A sure way of gauging the contrasts between different countries' literary scenes is to look at their literary prizes. The Goncourt, with its paltry ten-euro winner's purse, expresses a haughty Gallic academicism - an Olympian disdain for the "market". The Goncourt serves French literature, not the book trade.
Britain's Man Booker Prize is more pragmatic; it is Anglo-Saxon and proud of it. Primarily "literary", it none the less aims to get good fiction sold. And it succeeds - pragmatically. The Booker is also as nostalgically imperial as the statue of Wellington at the Guildhall, under which the winner is announced: only contenders from the home country and the old commonwealth need apply (an exception being made for Eire; no one is sure why).
American prizes are as different as America itself. The Pulitzers, administered by Columbia University, are dominated by that institution's journalism school. Writing, as the heirs of Joseph Pulitzer value it, is a strictly professional thing. Fiction being on the edge of the prize's central interest - the newspaper world - the best novel of the year is recognised, but barely publicised. Can you remember the 2005 winner? (Gilead by Marilynne Robinson.)
America's National Book Awards, which have been going for half a century, have traditionally prided themselves on balancing high-critical judiciousness with due attention to book-trade concerns - moving units. For some years, they had the comedian Steve Martin "emcee" the awards, Oscars-style, at the annual New York function; this year it's Garrison Keillor.
Sights were not lowered sufficiently for many in the book trade. A couple of years ago, the NBA daringly (as they may have thought) gave a lifetime award to Stephen King, for his "Distinguished Contribution to American Letters". With worldwide sales approaching half a billion, King had made a distinguished contribution to American coffers. While the author of Carrie could never expect to be a contender for best novel of the year, it was felt that the massiveness of his monetary achievement deserved some acknowledgement.
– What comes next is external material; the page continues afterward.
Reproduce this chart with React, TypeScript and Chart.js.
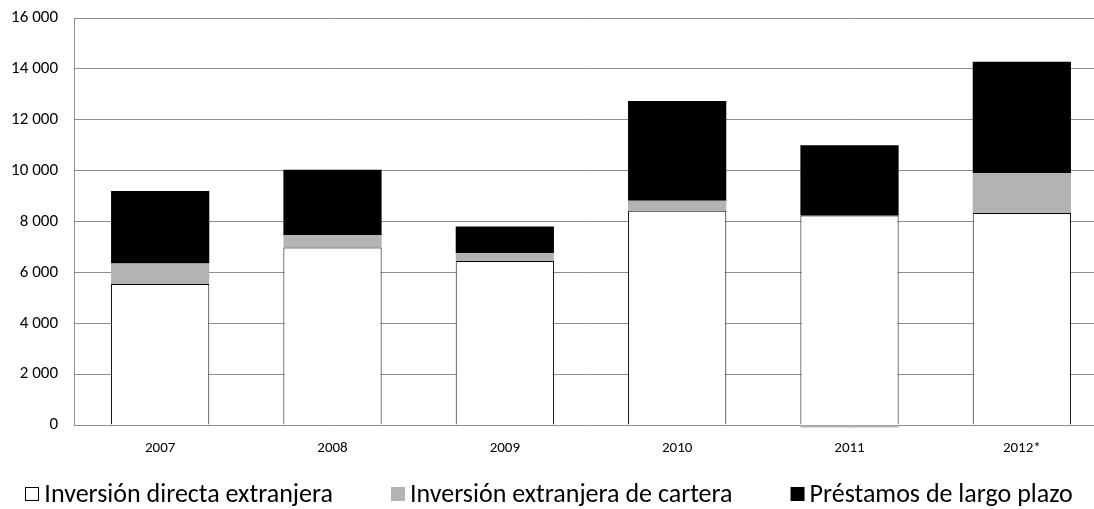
import React, { useEffect, useRef } from 'react';
import { Chart, registerables } from 'chart.js';

Chart.register(...registerables);

const categories = ['2007', '2008', '2009', '2010', '2011', '2012*'];
const directaExtranjera = [5545, 6975, 6450, 8420, 8236, 8330];
const carteraExtranjera = [805, 490, 300, 400, -100, 1580];
const prestamosLargoPlazo = [2845, 2570, 1050, 3920, 2760, 4370];
const seriesNames = ['Inversión directa extranjera', 'Inversión extranjera de cartera', 'Préstamos de largo plazo'];
const yMin = 0;
const yMax = 16000;
const yStep = 2000;

const FONT = 'Carlito, "Liberation Sans Narrow", "DejaVu Sans Condensed", sans-serif';

function formatThousands(v: number): string {
  if (Math.abs(v) < 1000) return String(v);
  const th = Math.floor(v / 1000);
  const rest = String(Math.abs(v) % 1000).padStart(3, '0');
  return th + ' ' + rest;
}

const legendPlugin = {
  id: 'customLegend',
  afterDraw(chart: any) {
    const ctx = chart.ctx;
    ctx.save();
    ctx.font = `26px ${FONT}`;
    const items = chart.data.datasets.map((ds: any) => ({
      text: ds.label,
      fill: ds.backgroundColor,
      stroke: ds.borderWidth > 0 ? ds.borderColor : null,
    }));
    const box = 14;
    const gapText = 5;
    const gapItems = 58;
    const widths = items.map((it: any) => box + gapText + ctx.measureText(it.text).width);
    const total = widths.reduce((a: number, b: number) => a + b, 0) + gapItems * (items.length - 1);
    let x = 549 - total / 2;
    const y = 494;
    items.forEach((it: any, i: number) => {
      ctx.fillStyle = it.fill;
      ctx.fillRect(x, y - box / 2, box, box);
      if (it.stroke) {
        ctx.strokeStyle = it.stroke;
        ctx.lineWidth = 1;
        ctx.strokeRect(Math.round(x) + 0.5, Math.round(y - box / 2) + 0.5, box - 1, box - 1);
      }
      ctx.fillStyle = '#000';
      ctx.textAlign = 'left';
      ctx.textBaseline = 'middle';
      ctx.fillText(it.text, x + box + gapText, y + 1);
      x += widths[i] + gapItems;
    });
    ctx.restore();
  },
};

export default function App() {
  const ref = useRef<HTMLCanvasElement | null>(null);

  useEffect(() => {
    if (!ref.current) return;
    const chart = new Chart(ref.current, {
      type: 'bar',
      data: {
        labels: categories,
        datasets: [
          {
            label: seriesNames[0],
            data: directaExtranjera,
            backgroundColor: '#ffffff',
            borderColor: '#000000',
            borderWidth: 1,
            borderSkipped: 'bottom',
          },
          {
            label: seriesNames[1],
            data: carteraExtranjera,
            backgroundColor: '#b3b3b3',
            borderWidth: 0,
            clip: false as any,
          },
          {
            label: seriesNames[2],
            data: prestamosLargoPlazo,
            backgroundColor: '#000000',
            borderWidth: 0,
          },
        ],
      },
      options: {
        responsive: false,
        animation: false,
        events: [],
        layout: { padding: { top: 18, right: 2, bottom: 44, left: 0 } },
        datasets: { bar: { categoryPercentage: 1, barPercentage: 0.57 } },
        plugins: {
          legend: { display: false },
          tooltip: { enabled: false },
          title: { display: false },
        },
        scales: {
          x: {
            stacked: true,
            grid: { display: false, drawTicks: false },
            border: { display: false },
            ticks: { color: '#000', font: { family: FONT, size: 15 }, padding: 14, maxRotation: 0 },
            afterFit: (s: any) => { s.height = 40; s.paddingLeft = 0; s.paddingRight = 0; },
          },
          y: {
            stacked: true,
            min: yMin,
            max: yMax,
            grid: { color: '#8f8f8f', lineWidth: 1, drawTicks: false },
            border: { display: true, color: '#8f8f8f', width: 1 },
            ticks: {
              stepSize: yStep,
              color: '#000',
              font: { family: FONT, size: 17 },
              padding: 16,
              callback: (v: any) => formatThousands(Number(v)),
            },
            afterFit: (s: any) => { s.width = 74; s.paddingTop = 0; s.paddingBottom = 0; },
          },
        },
      },
      plugins: [legendPlugin],
    });
    return () => chart.destroy();
  }, []);

  return (
    <div style={{ position: 'fixed', left: 0, top: 0, width: 1094, height: 509, overflow: 'hidden', background: '#fff' }}>
      <canvas ref={ref} width={1110} height={509} style={{ display: 'block' }} />
    </div>
  );
}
If the NBA administrators expected gratitude, they mistook their man. King took the opportunity of his acceptance speech to launch a blistering attack on the snobbery of the literary establishment: "Tokenism is not allowed. You can't sit back, give a self-satisfied sigh and say, 'Ah, that takes care of the troublesome pop lit question. In another 20 years or perhaps 30, we'll give this award to another writer who sells enough books to make the bestseller lists.' It's not good enough."
King's blast reverberated. A real-world prize was clearly needed. His call was answered by Reed Business Information, publishers of the trade magazines Variety and Publishers Weekly. Last year, in alliance with the TV network NBC, they set up the Quills Literacy Foundation, to administer "a new book award program that pairs a populist sensibility with Hollywood-style glitz to bestow the first literary prizes reflecting the tastes of the people who matter most - readers". Selections would be "consumer driven" (that is vulgar, in the word's true meaning, "of the people for the people"). Judges would be chosen from the ranks of booksellers and librarians. Strong performance in Publishers Weekly bestseller lists would be a prime criterion.
Sneakily, the first Quill Awards ceremony was planned for October, the day before the NBA shortlist was announced. The bash took place at Pier 60 in New York, under NBC's cameras. Each of the 19 prizes was awarded by a different celebrity. Britain's Nick Hornby handed Bob Dylan his prize for Chronicles: volume one. The headline winner among the 19 categories? Harry Potter and the Half-Blood Prince. And winner for the sports book of the year? None other than Stephen King (with Stewart O'Nan) for Faithful: two diehard Boston Red Sox fans chronicle the historic 2004 season. Goncourt it ain't, but justice, of a kind, it may be. American justice, that is.